2. Less Food Coloring
If you’re not into using a lot of dye, you can reduce the amount or use natural food coloring. Just know the color will be more muted—still delicious though.

3. Chocolate Lover’s Twist
Add ½ cup of mini chocolate chips to the batter for a slightly richer bite. It’s not traditional, but it’s very good.

4. Layered Celebration Cake
Double the recipe and make a four-layer cake. It looks impressive and is great for bigger gatherings.


Serving Suggestions

Red velvet cake is pretty perfect on its own, but if you’re serving it for an occasion, a few simple pairings can elevate the whole experience.

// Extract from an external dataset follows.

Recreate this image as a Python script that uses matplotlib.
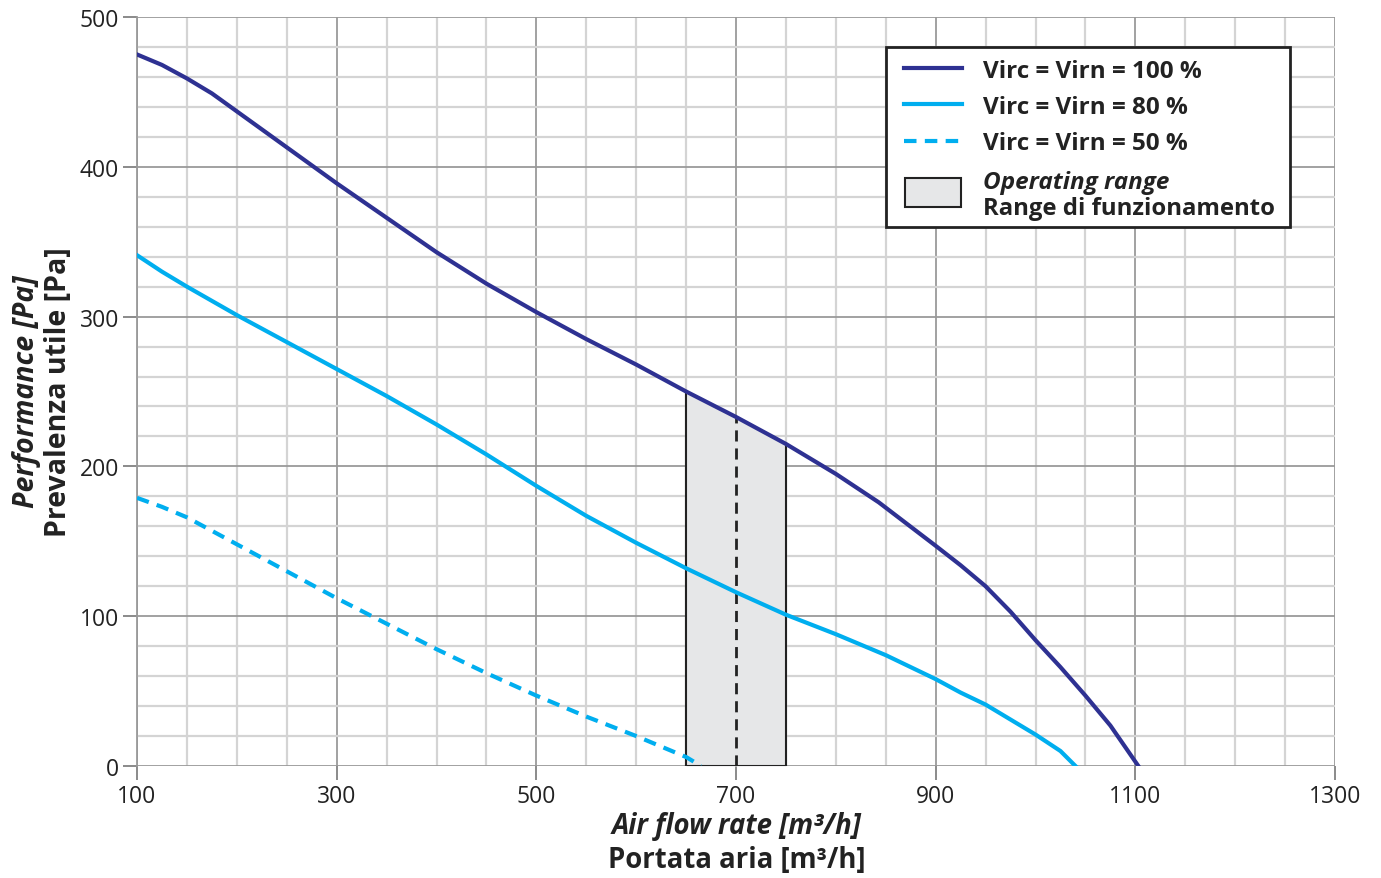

  • A hot cup of coffee or espresso balances the sweetness beautifully
  • Fresh berries on the side add a nice contrast
  • A scoop of vanilla ice cream turns it into a full-on dessert moment

If you’re hosting, slice it cleanly and serve on simple plates—the color does all the work visually.


Storage & Reheating

  • Refrigeration:
    Store the cake in an airtight container in the fridge for up to 4 days. Because of the cream cheese frosting, it shouldn’t sit out too long.

  • Freezing:
    You can freeze unfrosted cake layers wrapped tightly in plastic wrap for up to 2 months. Thaw overnight in the fridge before using.

  • Reheating (sort of):
    You don’t really “reheat” red velvet cake, but if you prefer it less chilled, let a slice sit at room temperature for about 20–30 minutes before eating. That’s when the texture is at its best.


Final Thoughts

Red velvet cake has a way of feeling both classic and a little indulgent at the same time. It’s the kind of recipe that’s worth mastering because it shows up for so many occasions—and once you’ve made it from scratch, it’s hard to go back to anything else.

If you give this recipe a try, I’d love to hear how it turns out for you. Did you keep it classic or try one of the variations? Either way, don’t be surprised if it disappears faster than you expected.